- **STORED DATA**

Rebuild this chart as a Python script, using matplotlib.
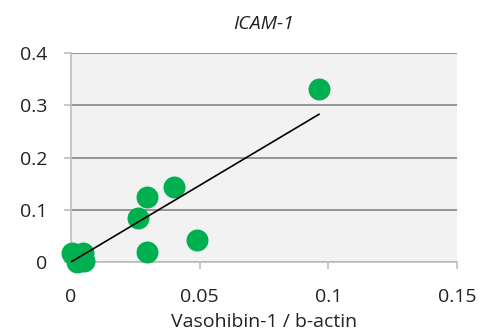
import numpy as np
import matplotlib
matplotlib.use('Agg')
import matplotlib.pyplot as plt

plt.rcParams['font.family'] = ['Open Sans', 'DejaVu Sans']

# data
vasohibin = [0.0004, 0.0047, 0.0023, 0.0050, 0.026, 0.0295, 0.0295, 0.040, 0.049, 0.0964]
icam = [0.017, 0.017, 0.000, 0.002, 0.084, 0.125, 0.019, 0.144, 0.042, 0.331]
xticks = [0, 0.05, 0.1, 0.15]
xticklabels = ['0', '0.05', '0.1', '0.15']
yticks = [0, 0.1, 0.2, 0.3, 0.4]
yticklabels = ['0', '0.1', '0.2', '0.3', '0.4']

fig = plt.figure(figsize=(4.79, 3.36), dpi=100)
ax = fig.add_axes([0.148, 0.22, 0.806, 0.622])
ax.set_facecolor('#f2f2f2')

ax.scatter(vasohibin, icam, s=250, color='#00b050', zorder=3, linewidths=0, clip_on=False)

# linear trend line, intercept fixed at 0 (excel style)
x = np.array(vasohibin)
y = np.array(icam)
slope = np.sum(x * y) / np.sum(x * x)
xl = np.array([x.min(), x.max()])
ax.plot(xl, slope * xl, color='black', lw=1.2, zorder=4, clip_on=False)

ax.set_xlim(0, 0.15)
ax.set_ylim(0, 0.4)
ax.set_xticks(xticks)
ax.set_xticklabels(xticklabels)
ax.set_yticks(yticks)
ax.set_yticklabels(yticklabels)
ax.yaxis.grid(True, color='#858585', lw=1.2)
ax.set_axisbelow(True)

for s in ['top', 'right']:
    ax.spines[s].set_visible(False)
for s in ['left', 'bottom']:
    ax.spines[s].set_color('#bfbfbf')
    ax.spines[s].set_linewidth(1.2)
ax.tick_params(axis='both', colors='#bfbfbf', labelcolor='#222222', labelsize=14,
               length=5, width=1.2, direction='out')
ax.tick_params(axis='x', pad=14)
ax.tick_params(axis='y', pad=12)

ax.set_xlabel('Vasohibin-1 / b-actin', fontsize=14, color='#222222', labelpad=5)
ax.set_title('ICAM-1', fontsize=14, style='italic', color='#222222', pad=17)

fig.savefig('out.png', dpi=100)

- **INSTRUCTIONS TO FOLLOW**
Repeat the data exactly, without the pictures.

- **IN RESPONSE**
Rebuild this chart as a Python script, using matplotlib.
import numpy as np
import matplotlib
matplotlib.use('Agg')
import matplotlib.pyplot as plt

plt.rcParams['font.family'] = ['Open Sans', 'DejaVu Sans']

# data
vasohibin = [0.0004, 0.0047, 0.0023, 0.0050, 0.026, 0.0295, 0.0295, 0.040, 0.049, 0.0964]
icam = [0.017, 0.017, 0.000, 0.002, 0.084, 0.125, 0.019, 0.144, 0.042, 0.331]
xticks = [0, 0.05, 0.1, 0.15]
xticklabels = ['0', '0.05', '0.1', '0.15']
yticks = [0, 0.1, 0.2, 0.3, 0.4]
yticklabels = ['0', '0.1', '0.2', '0.3', '0.4']

fig = plt.figure(figsize=(4.79, 3.36), dpi=100)
ax = fig.add_axes([0.148, 0.22, 0.806, 0.622])
ax.set_facecolor('#f2f2f2')

ax.scatter(vasohibin, icam, s=250, color='#00b050', zorder=3, linewidths=0, clip_on=False)

# linear trend line, intercept fixed at 0 (excel style)
x = np.array(vasohibin)
y = np.array(icam)
slope = np.sum(x * y) / np.sum(x * x)
xl = np.array([x.min(), x.max()])
ax.plot(xl, slope * xl, color='black', lw=1.2, zorder=4, clip_on=False)

ax.set_xlim(0, 0.15)
ax.set_ylim(0, 0.4)
ax.set_xticks(xticks)
ax.set_xticklabels(xticklabels)
ax.set_yticks(yticks)
ax.set_yticklabels(yticklabels)
ax.yaxis.grid(True, color='#858585', lw=1.2)
ax.set_axisbelow(True)

for s in ['top', 'right']:
    ax.spines[s].set_visible(False)
for s in ['left', 'bottom']:
    ax.spines[s].set_color('#bfbfbf')
    ax.spines[s].set_linewidth(1.2)
ax.tick_params(axis='both', colors='#bfbfbf', labelcolor='#222222', labelsize=14,
               length=5, width=1.2, direction='out')
ax.tick_params(axis='x', pad=14)
ax.tick_params(axis='y', pad=12)

ax.set_xlabel('Vasohibin-1 / b-actin', fontsize=14, color='#222222', labelpad=5)
ax.set_title('ICAM-1', fontsize=14, style='italic', color='#222222', pad=17)

fig.savefig('out.png', dpi=100)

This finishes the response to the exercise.